Listenable tracks are the single “Only In My Dreams.” (Which could be the b-side hit from 2009’s Before Today‘s single Round And Round. They both have that guitar hook that tricks your brain into singing it over and over again.) The title track which remains soaked in sun, and the closing track Baby – which is a cover from Donny and Joe Emerson. It sounds almost exactly like the original (and at first when it aired on the radio I assumed his record would be full of 70s soul. I couldn’t have been more wrong. And disappointed.)
Apparently he “inadvertently godfathered” the chillwave genre. Pink says he “knew he was doing something that sounded like the trace of a memory you can’t place,” (really, are we listening to this?) and that it’s ‘his thing’ to make people feel uneasy. This SPIN piece makes him sound constantly devastated, but sure that what he is doing is right. He acts like he wants to be left alone and loved at the same time. A troubled upbringing and breaking up with a girlfriend apparently makes Mature Themes. But that doesn’t make it great.
Pink says about Grimes (who I am not a fan of, but that’s just because she’s not for me.) “Every time I hear her…I hear a little of myself. It’s obvious, but it’s cool: You can see the potential for something.”
What kind of pretension are we dealing with? It’s so thick, you can’t cut it with a knife. It might not even be real. It will probably vanish in front of you, which I’m sure Pink would take credit for.

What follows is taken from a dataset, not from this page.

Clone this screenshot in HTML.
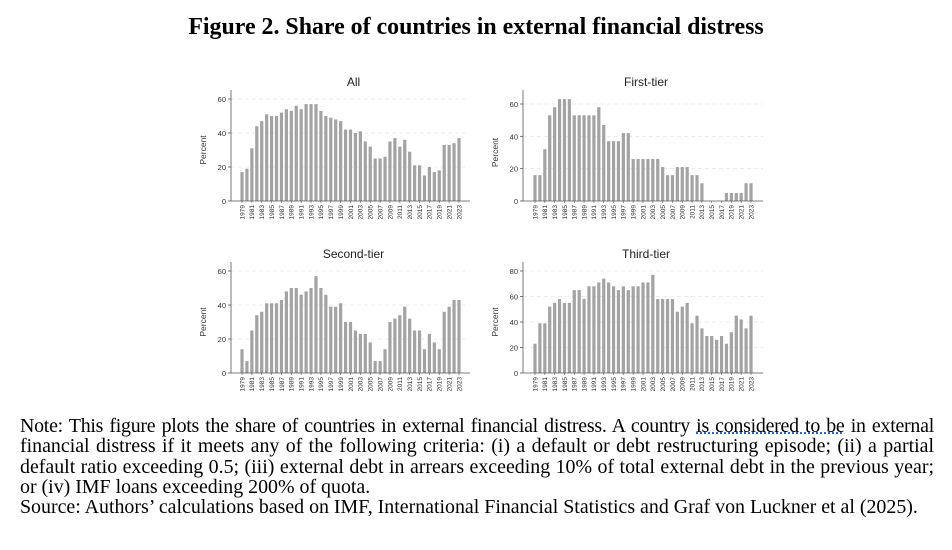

In the end we have his record, Mature Themes. It’s not something you would throw on at a party. Or play for a long car drive. It doesn’t challenge me sonically or structurally with innovation or poetry. And Pink, while strangely interesting, isn’t humble. His confidence plays out by him essentially taking credit for a plethora of current artists who make music. If he “inspired an entire generation” why don’t I feel inspired by his music? I don’t see him in other artists. All of his records bore me. I can’t make it through the highly regarded, The Doldroms either. (Which reminds me, not that I care, but Pitchfork gave it a 5.0 but still called him masterful and sincere. UGH. ) Ariel Pink is a spectacle. And why I try to figure it out I also am waiting for it to pass. But I have a feeling it won’t.